Jon Martin – the reluctant CEO – leaves Hong Kong jet to Denzil White

Gulfstream Jet pilot Jon Martin has retired as chief executive at Hong Kong Jet, but will keep flying part-time. The Ho Chung resident was a reluctant CEO — see the article following for which we are indebted to writer Alasdair Whyte and Corporate Jet Investor. Now Jon’s back doing what he always has wanted to do, flying fast jets as captain about 10 days a month.

pilot1
Jon Martin, Gulfstream Captain and reluctant CEO

If you ask Jon Martin, the outgoing CEO of Hongkong jet, what his job is, he will say, ‘Pilot’. He flew 747s and 777s for Cathay Pacific Airways for 20 years, rising to become a training captain. In 2008, he switched to business jets, flying G550s, GIVs and G450s. In 2011 he joined Hongkong Jet as a lead captain on a G550.

Martin enjoyed working at Hongkong Jet and was happy to become director of flight operations one year later. But then things started going wrong at the company.

Hongkong Jet launched in 2009, at a time when China’s business jet market was growing quickly. Its major shareholder was HNA Group, a large Chinese conglomerate, which owns shopping malls, hotels, ships and airlines. As well as owning two Hong Kong based airlines, it is also the major shareholder in Deer Jet, China’s largest business jet owner. Some Deer Jet customers wanted to operate – and register – aircraft from Hong Kong, so launching a business jet operator in Hong Kong made sense.

Business went pretty well. By 2012, Hongkong Jet was managing 10 aircraft and offering charter. But, although it had a strong management team, it was losing money.

pilot2
Ho Chung resident Jon Martin goes to work in this

And then – for various reasons – the company suddenly lost its entire senior management team in mid-2013. The CEO was poached by a Chinese leasing company and others left for other opportunities. HNA Group was openly concerned about its Chinese subsidiary when other investors – who had been close to signing – changed their minds. Morale was low and other staff were looking for new jobs elsewhere.

“I had never been a CEO, and never really wanted to be one.”

It was then that Martin was asked to run the company. “I had never been a CEO, and never really wanted to be one. I was a pilot and not an expert on tax and balance sheets – but we did have good people that were experts on these things,” says Martin. “What Hongkong Jet needed was a committed leader, willing to lead the troops into battle.”

Less than three years later, the company is profitable again. The fleet has grown from eight aircraft in 2012 to more than 20 aircraft today and staff turnover is very low (especially for Hong Kong).

It is also growing fast. In the last month, Hongkong Jet has added a Lineage 1000, a BBJ and a G450. (Martin is especially pleased when one of the owners returned after leaving three years earlier).

“Being part of the team that turned Hongkong Jet around was extremely stressful,” says Martin. “But I am immensely proud of the company it now is. I am also very proud that we did not cut any corners. As a pilot I never cut corners. I always had enough fuel and a plan and it was the same with Hongkong Jet. We always did the right thing when operating aircraft or dealing with customers.”
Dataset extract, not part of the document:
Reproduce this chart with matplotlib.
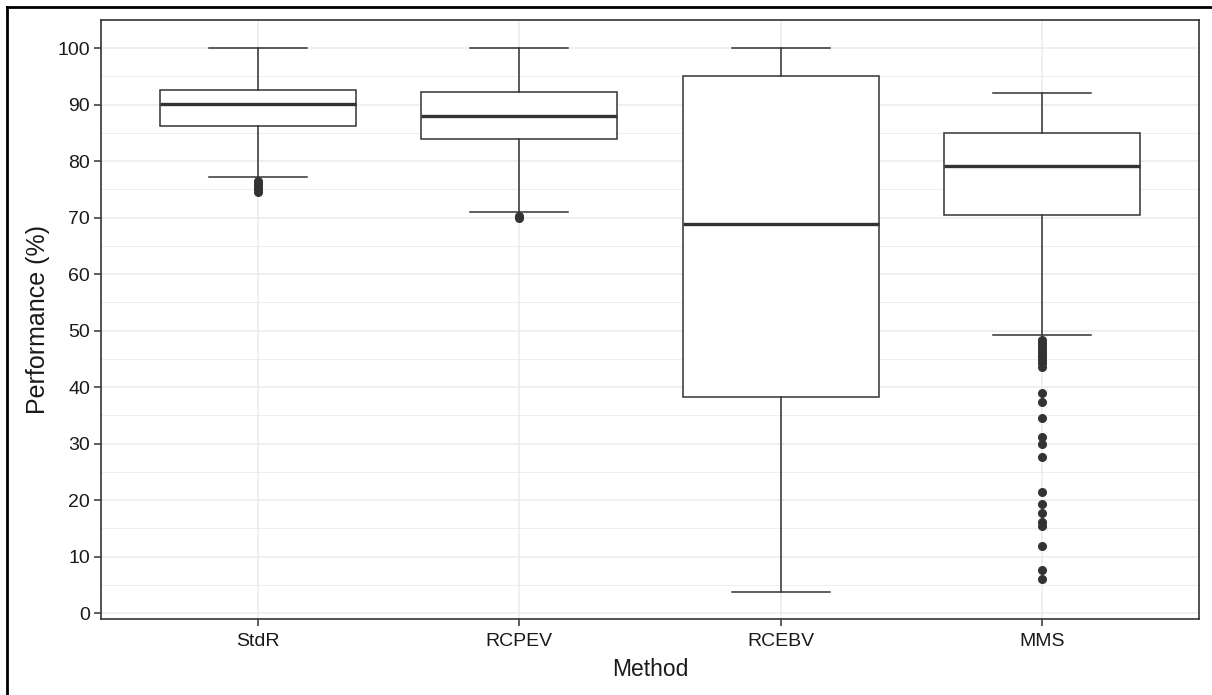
import matplotlib
matplotlib.use("Agg")
import matplotlib.pyplot as plt
from matplotlib.lines import Line2D

plt.rcParams['font.family'] = ['Liberation Sans', 'DejaVu Sans']

methods = ["StdR", "RCPEV", "RCEBV", "MMS"]
q1 = [86.2, 83.9, 38.2, 70.4]
med = [90.1, 88.0, 68.8, 79.1]
q3 = [92.6, 92.2, 95.0, 85.0]
whislo = [77.2, 71.0, 3.7, 49.2]
whishi = [100.0, 100.0, 100.0, 92.0]
outliers = [
    [74.5, 75.0, 75.5, 76.0, 76.5],
    [70.0, 70.3],
    [],
    [48.3, 47.8, 47.3, 46.8, 46.3, 45.8, 45.3, 44.8, 44.3, 43.6,
     38.9, 37.3, 34.5, 31.2, 29.9, 27.6, 21.4, 19.3, 17.7, 16.2, 15.4,
     11.9, 7.6, 6.0],
]
yticks = [0, 10, 20, 30, 40, 50, 60, 70, 80, 90, 100]

W, H = 1212, 695
fig = plt.figure(figsize=(W / 100, H / 100), dpi=100)
ax = fig.add_axes([101 / W, 1 - 619 / H, (1199 - 101) / W, (619 - 20) / H])

stats = []
for i, m in enumerate(methods):
    stats.append(dict(label=m, q1=q1[i], med=med[i], q3=q3[i],
                      whislo=whislo[i], whishi=whishi[i], fliers=outliers[i]))

dark = "#333333"
ax.bxp(stats, positions=[1, 2, 3, 4], widths=0.75, patch_artist=True,
       showcaps=True,
       boxprops=dict(facecolor="white", edgecolor=dark, linewidth=1.1),
       medianprops=dict(color=dark, linewidth=2.4),
       whiskerprops=dict(color=dark, linewidth=1.1),
       capprops=dict(color=dark, linewidth=1.1),
       flierprops=dict(marker='o', markerfacecolor=dark, markeredgecolor=dark,
                       markersize=5.5, linestyle='none'),
       zorder=3)

ax.set_xlim(0.4, 4.6)
ax.set_ylim(-1.06, 104.96)
ax.set_yticks(yticks)
ax.set_yticks([5, 15, 25, 35, 45, 55, 65, 75, 85, 95, 105], minor=True)
ax.set_xticks([1, 2, 3, 4])
ax.set_xticklabels(methods)
ax.grid(True, which='major', color='#ebebeb', linewidth=1.1, zorder=0)
ax.grid(True, which='minor', axis='y', color='#ebebeb', linewidth=0.6, zorder=0)
ax.set_axisbelow(True)
for s in ax.spines.values():
    s.set_color(dark)
    s.set_linewidth(1.2)
ax.tick_params(axis='both', which='major', colors=dark, length=5, width=1.1,
               labelsize=14, labelcolor='#1a1a1a', pad=3)
ax.tick_params(axis='x', which='major', pad=5)
ax.tick_params(axis='y', which='minor', length=0)
ax.set_ylabel("Performance (%)", fontsize=18, color='#1a1a1a', labelpad=5)
ax.set_xlabel("Method", fontsize=16.5, color='#1a1a1a', labelpad=6)

# outer screenshot border (left and top)
fig.add_artist(Line2D([7 / W, 7 / W], [0, 1 - 7 / H], transform=fig.transFigure,
                      color='black', linewidth=2))
fig.add_artist(Line2D([7 / W, 1], [1 - 7 / H, 1 - 7 / H], transform=fig.transFigure,
                      color='black', linewidth=2))

fig.savefig("out.png", dpi=100)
One former colleague adds: “Jon may have single-handedly saved Hongkong Jet and he deserves real credit for that.”

pilot3The next chapter for Hongkong Jet

With the company in much better shape now, Martin is leaving. The new CEO is Denzil White, a co-founder of ExecuJet and an extremely experienced aircraft operator. White joined in November 2014 and is stepping up from COO.

“There is no way I could have left without Denzil taking over”

“There is no way I could have left without Denzil taking over,” says Martin. “He is absolutely the right person to take on Hongkong Jet. He has 20 years’ experience in business aviation and running companies and he is completely the right person to lead the business on.”

White is confident that Hongkong Jet can keep growing. “There are a lot of opportunities for us,” says White. “But we are not setting ourselves the target of having 150 jets in the next 12 months. We want to be the highest quality operator in Hong Kong, not necessarily the biggest.”